- **TO BE DONE**
Write out all lines holding the word "Output".

- **GIVEN DATA**
**********

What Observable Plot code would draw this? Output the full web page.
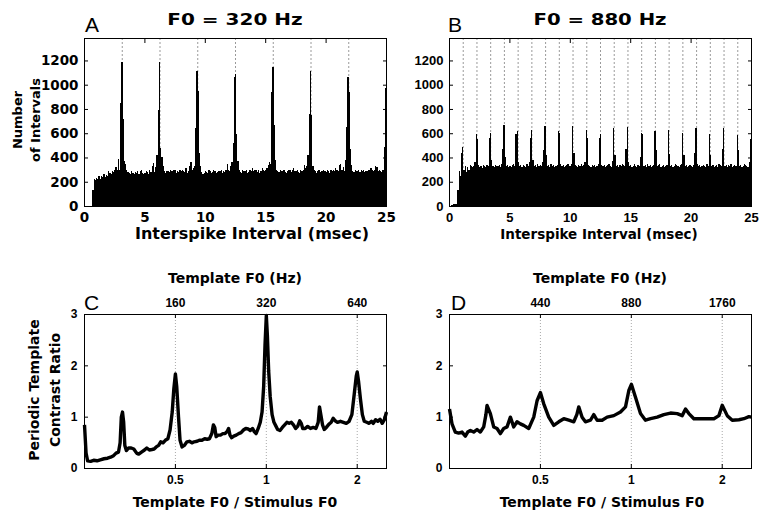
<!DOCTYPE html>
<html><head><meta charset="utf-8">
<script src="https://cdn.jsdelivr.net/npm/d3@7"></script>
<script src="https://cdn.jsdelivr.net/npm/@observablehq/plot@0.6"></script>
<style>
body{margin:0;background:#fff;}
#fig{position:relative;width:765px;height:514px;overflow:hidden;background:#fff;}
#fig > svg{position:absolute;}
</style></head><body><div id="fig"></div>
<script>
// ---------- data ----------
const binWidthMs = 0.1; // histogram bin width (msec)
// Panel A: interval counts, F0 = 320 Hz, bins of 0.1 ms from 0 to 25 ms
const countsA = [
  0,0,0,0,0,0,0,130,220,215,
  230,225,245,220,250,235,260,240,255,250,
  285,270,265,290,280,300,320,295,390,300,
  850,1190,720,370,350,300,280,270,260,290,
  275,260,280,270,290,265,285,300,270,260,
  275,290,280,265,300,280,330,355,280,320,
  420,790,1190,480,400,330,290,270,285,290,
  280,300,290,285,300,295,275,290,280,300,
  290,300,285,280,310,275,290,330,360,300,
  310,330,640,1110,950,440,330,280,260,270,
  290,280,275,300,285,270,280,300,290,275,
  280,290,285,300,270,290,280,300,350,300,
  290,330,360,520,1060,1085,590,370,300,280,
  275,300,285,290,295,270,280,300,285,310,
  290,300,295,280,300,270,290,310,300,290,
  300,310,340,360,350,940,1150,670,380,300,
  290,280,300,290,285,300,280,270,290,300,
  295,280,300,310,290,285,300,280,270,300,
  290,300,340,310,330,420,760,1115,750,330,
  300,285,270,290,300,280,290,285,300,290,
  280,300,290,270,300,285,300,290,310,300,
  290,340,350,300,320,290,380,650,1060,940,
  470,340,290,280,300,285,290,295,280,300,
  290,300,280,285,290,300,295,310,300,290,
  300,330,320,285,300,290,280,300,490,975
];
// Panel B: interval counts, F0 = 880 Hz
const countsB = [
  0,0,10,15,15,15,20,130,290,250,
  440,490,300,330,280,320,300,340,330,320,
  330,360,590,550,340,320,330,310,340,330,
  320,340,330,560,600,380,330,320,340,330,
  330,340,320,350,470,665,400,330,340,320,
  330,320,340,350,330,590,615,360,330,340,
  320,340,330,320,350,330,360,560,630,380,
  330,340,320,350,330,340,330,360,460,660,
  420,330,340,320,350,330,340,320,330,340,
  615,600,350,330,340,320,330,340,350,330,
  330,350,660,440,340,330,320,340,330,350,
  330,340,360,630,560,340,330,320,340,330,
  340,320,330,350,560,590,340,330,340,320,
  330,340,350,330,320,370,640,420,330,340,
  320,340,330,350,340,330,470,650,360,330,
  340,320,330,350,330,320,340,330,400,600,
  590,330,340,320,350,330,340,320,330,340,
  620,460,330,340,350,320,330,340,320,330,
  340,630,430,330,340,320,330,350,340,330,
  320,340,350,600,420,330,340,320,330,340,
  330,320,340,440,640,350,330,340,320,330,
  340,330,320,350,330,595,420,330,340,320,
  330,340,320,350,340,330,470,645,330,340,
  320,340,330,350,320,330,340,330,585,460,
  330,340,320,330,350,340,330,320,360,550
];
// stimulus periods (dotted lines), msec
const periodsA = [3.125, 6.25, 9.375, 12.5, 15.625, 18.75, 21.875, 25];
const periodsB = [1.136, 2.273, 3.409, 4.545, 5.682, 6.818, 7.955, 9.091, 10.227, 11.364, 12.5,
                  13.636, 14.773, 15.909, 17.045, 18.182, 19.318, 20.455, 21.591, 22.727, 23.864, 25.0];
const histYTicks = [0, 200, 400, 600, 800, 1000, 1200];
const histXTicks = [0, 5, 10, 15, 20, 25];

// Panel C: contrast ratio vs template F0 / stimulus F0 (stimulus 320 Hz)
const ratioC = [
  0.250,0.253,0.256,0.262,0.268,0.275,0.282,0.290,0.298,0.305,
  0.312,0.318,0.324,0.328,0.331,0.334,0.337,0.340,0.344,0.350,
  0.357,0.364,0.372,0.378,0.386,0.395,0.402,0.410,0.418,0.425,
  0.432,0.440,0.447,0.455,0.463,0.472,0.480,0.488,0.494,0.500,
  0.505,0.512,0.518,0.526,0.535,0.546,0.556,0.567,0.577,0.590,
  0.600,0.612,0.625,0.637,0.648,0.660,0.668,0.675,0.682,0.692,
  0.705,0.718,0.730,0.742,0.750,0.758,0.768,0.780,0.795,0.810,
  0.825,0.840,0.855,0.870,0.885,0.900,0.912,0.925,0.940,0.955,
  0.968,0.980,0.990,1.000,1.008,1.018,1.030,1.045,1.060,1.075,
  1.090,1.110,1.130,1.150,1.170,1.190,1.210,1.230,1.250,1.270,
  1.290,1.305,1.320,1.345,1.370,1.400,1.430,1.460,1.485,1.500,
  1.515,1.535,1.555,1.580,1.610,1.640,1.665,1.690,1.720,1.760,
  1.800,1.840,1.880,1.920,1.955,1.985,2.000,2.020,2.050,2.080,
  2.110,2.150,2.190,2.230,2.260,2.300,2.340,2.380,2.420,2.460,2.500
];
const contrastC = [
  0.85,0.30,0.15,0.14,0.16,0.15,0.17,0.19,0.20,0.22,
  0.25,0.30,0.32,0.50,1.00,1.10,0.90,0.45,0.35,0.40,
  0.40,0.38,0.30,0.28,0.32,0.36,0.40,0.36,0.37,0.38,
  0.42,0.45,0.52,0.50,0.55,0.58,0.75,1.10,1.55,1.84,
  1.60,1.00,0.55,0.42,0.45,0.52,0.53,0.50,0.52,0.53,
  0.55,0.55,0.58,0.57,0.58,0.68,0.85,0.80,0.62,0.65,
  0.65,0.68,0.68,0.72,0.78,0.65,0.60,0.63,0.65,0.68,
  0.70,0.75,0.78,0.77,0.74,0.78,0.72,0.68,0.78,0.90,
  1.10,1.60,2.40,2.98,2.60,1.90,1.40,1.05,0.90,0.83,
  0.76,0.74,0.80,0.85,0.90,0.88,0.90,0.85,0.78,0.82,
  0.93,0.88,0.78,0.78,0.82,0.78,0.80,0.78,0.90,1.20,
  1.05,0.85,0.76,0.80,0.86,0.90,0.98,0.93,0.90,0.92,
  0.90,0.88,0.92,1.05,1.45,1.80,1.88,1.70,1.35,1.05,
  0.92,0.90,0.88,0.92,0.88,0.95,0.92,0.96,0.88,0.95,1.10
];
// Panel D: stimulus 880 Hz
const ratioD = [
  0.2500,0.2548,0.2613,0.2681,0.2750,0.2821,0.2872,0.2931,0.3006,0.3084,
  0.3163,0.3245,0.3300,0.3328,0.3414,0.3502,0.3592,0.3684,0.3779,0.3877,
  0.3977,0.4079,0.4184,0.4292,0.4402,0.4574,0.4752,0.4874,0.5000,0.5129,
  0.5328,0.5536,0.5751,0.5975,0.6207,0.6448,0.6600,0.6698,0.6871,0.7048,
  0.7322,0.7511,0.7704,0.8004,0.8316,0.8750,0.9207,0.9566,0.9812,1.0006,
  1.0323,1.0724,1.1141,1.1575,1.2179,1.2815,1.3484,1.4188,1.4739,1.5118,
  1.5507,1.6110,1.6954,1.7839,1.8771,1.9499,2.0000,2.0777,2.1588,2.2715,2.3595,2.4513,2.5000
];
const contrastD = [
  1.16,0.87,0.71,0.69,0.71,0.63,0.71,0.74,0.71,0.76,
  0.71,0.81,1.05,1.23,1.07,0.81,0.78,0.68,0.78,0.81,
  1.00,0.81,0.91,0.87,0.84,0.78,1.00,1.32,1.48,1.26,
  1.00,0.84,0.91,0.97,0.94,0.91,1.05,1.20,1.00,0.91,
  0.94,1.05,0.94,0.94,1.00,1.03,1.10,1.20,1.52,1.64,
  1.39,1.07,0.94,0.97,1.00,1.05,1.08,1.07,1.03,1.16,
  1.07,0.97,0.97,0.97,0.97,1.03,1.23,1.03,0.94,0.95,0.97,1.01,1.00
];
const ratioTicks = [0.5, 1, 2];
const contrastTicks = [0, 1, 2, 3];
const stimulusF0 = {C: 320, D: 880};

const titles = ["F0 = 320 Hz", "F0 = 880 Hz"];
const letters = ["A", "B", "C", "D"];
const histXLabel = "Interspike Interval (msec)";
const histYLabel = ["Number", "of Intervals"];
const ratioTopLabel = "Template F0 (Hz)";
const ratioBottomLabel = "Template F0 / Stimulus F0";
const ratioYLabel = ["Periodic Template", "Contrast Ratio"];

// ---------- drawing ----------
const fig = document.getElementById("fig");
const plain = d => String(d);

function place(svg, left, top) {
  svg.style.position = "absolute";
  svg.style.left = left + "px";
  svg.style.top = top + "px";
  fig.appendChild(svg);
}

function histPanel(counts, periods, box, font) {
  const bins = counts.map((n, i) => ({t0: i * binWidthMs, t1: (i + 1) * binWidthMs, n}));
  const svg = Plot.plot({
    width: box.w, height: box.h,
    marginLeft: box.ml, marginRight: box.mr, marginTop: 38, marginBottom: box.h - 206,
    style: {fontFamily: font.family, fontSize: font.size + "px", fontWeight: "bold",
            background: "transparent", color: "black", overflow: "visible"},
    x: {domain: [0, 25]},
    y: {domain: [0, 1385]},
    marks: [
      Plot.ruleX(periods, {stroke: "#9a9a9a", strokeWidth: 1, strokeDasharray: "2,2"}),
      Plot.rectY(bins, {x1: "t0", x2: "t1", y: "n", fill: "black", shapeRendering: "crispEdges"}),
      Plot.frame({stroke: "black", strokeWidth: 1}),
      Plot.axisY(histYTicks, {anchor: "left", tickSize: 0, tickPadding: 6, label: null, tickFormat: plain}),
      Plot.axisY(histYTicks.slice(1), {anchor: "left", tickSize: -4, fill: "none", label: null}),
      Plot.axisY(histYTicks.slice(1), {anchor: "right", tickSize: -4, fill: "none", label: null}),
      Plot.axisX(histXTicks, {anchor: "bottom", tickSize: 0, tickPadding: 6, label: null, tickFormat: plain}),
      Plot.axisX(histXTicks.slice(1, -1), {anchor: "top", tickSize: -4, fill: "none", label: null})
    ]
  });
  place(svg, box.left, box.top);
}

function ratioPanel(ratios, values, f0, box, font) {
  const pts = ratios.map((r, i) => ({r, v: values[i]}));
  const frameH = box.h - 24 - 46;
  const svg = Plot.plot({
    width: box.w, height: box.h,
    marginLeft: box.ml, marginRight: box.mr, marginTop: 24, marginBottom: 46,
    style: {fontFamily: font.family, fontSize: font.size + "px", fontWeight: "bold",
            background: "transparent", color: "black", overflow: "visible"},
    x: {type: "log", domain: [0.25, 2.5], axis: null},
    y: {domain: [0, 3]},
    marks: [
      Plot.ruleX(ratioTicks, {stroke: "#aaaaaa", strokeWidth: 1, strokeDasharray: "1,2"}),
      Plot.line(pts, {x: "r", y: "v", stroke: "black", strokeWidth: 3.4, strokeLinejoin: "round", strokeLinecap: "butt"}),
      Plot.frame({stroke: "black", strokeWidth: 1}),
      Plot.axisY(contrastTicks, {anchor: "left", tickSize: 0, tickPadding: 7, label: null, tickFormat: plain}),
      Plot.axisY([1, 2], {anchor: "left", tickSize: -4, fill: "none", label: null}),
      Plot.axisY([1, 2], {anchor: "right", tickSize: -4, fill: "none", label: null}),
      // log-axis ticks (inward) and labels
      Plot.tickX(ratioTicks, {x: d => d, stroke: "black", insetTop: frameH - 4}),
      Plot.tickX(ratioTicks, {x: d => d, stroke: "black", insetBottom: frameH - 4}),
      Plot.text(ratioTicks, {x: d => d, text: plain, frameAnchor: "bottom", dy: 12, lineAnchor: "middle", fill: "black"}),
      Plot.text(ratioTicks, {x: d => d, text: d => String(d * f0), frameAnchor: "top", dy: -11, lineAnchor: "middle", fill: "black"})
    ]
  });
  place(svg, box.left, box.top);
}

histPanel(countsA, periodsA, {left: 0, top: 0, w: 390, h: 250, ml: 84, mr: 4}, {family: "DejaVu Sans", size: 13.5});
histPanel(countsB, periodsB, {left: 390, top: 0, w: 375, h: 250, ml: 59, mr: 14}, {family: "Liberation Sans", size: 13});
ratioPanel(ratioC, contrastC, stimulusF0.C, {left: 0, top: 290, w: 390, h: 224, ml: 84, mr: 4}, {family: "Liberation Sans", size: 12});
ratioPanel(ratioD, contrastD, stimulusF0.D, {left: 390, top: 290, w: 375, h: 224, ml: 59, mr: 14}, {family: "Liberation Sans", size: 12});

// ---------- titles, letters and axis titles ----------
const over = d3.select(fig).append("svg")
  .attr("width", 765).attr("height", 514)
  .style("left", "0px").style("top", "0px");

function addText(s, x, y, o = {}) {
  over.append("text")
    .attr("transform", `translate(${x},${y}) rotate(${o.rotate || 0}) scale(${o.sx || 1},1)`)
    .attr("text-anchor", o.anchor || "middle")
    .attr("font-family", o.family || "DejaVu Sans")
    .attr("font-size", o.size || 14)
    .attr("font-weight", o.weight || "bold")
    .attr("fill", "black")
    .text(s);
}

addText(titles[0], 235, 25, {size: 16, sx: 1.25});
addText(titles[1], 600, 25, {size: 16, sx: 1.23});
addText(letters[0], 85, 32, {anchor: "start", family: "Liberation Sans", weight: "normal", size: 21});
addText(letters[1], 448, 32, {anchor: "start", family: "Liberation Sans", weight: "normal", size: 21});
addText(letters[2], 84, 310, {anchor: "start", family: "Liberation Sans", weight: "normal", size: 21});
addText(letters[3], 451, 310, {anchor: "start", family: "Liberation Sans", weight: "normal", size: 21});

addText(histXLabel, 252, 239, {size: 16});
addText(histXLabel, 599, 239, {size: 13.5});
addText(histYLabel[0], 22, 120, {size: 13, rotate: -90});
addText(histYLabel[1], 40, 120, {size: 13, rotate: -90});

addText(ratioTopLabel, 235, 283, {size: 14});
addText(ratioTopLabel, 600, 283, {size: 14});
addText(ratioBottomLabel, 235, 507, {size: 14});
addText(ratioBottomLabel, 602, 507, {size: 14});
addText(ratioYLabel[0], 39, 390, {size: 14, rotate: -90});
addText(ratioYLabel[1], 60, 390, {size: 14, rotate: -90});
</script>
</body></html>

**********

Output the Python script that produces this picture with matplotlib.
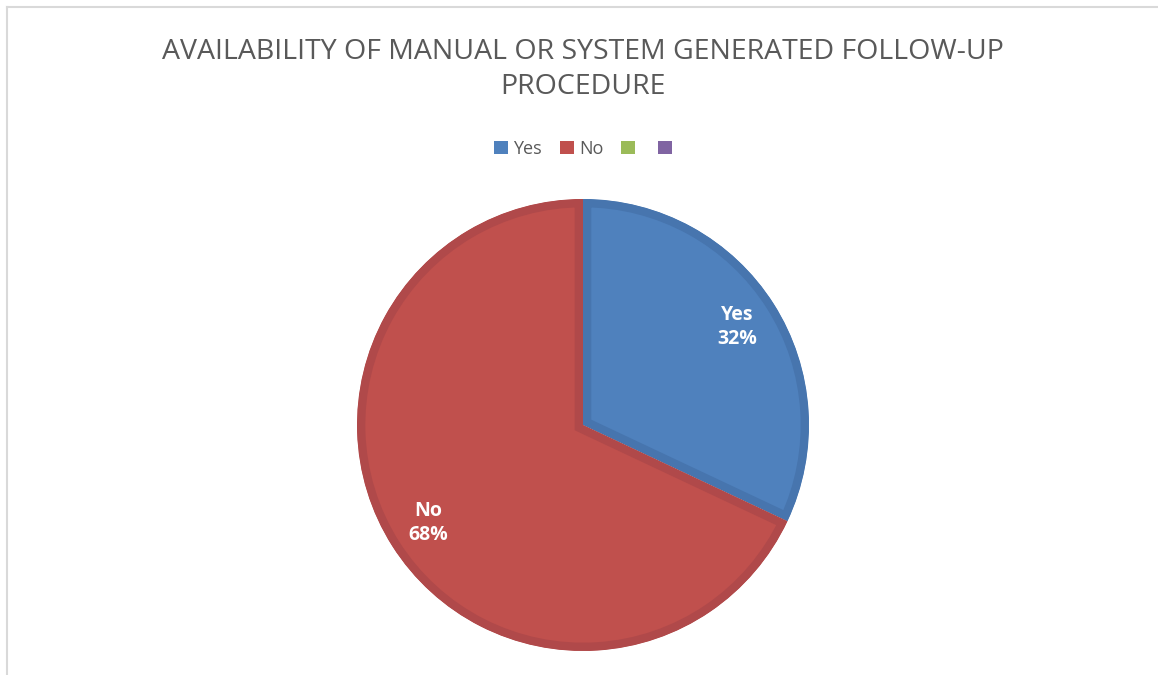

**********

- **SOLUTION TO THE EXERCISE**
What Observable Plot code would draw this? Output the full web page.
Output the Python script that produces this picture with matplotlib.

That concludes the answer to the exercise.